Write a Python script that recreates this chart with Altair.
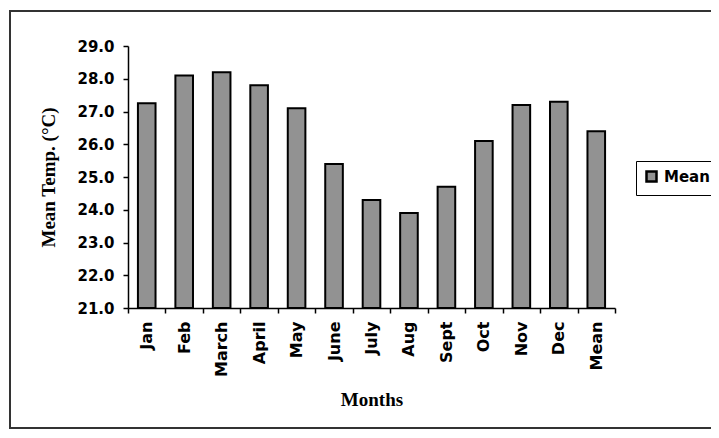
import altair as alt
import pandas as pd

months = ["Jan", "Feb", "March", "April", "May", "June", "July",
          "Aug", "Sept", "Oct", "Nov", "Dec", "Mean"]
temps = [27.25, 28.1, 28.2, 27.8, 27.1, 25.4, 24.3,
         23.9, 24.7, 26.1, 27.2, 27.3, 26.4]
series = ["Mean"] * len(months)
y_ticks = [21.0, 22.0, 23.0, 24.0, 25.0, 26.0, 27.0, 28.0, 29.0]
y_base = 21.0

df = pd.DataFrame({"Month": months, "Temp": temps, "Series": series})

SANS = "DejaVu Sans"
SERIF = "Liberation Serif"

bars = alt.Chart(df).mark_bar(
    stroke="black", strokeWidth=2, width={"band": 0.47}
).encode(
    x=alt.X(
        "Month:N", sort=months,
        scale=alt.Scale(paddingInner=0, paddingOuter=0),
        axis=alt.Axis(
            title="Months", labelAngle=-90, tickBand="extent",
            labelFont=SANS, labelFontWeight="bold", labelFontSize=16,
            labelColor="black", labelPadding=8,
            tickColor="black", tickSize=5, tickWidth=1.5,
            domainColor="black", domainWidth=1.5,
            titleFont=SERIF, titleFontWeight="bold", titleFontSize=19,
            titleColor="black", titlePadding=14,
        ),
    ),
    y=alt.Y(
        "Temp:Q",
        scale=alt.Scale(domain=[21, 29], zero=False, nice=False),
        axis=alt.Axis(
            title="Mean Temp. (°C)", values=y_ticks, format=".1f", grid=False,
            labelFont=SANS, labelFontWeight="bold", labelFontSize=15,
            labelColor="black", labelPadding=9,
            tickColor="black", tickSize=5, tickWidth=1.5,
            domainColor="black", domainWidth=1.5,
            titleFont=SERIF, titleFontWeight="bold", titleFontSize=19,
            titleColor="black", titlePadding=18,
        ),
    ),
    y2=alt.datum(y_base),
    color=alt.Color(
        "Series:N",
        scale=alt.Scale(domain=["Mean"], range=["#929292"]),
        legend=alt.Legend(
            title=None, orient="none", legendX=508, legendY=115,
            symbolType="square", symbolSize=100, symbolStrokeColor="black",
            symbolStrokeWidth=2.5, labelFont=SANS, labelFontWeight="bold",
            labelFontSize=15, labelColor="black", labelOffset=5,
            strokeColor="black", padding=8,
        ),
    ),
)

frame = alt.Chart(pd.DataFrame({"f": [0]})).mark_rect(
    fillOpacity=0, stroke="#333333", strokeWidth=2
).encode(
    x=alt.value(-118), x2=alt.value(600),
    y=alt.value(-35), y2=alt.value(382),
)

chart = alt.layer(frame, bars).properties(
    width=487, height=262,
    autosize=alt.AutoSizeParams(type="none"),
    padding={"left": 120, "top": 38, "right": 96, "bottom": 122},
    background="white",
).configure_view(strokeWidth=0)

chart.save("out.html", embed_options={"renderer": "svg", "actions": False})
━━━━━━━━━━━━━━━━━━━━
TASK DESCRIPTION:
Begin at the first line of the data above and repeat each line exactly, stopping after the line containing "import pandas as pd". Omit the pictures.

WRITTEN ANSWER:
Write a Python script that recreates this chart with Altair.
import altair as alt
import pandas as pd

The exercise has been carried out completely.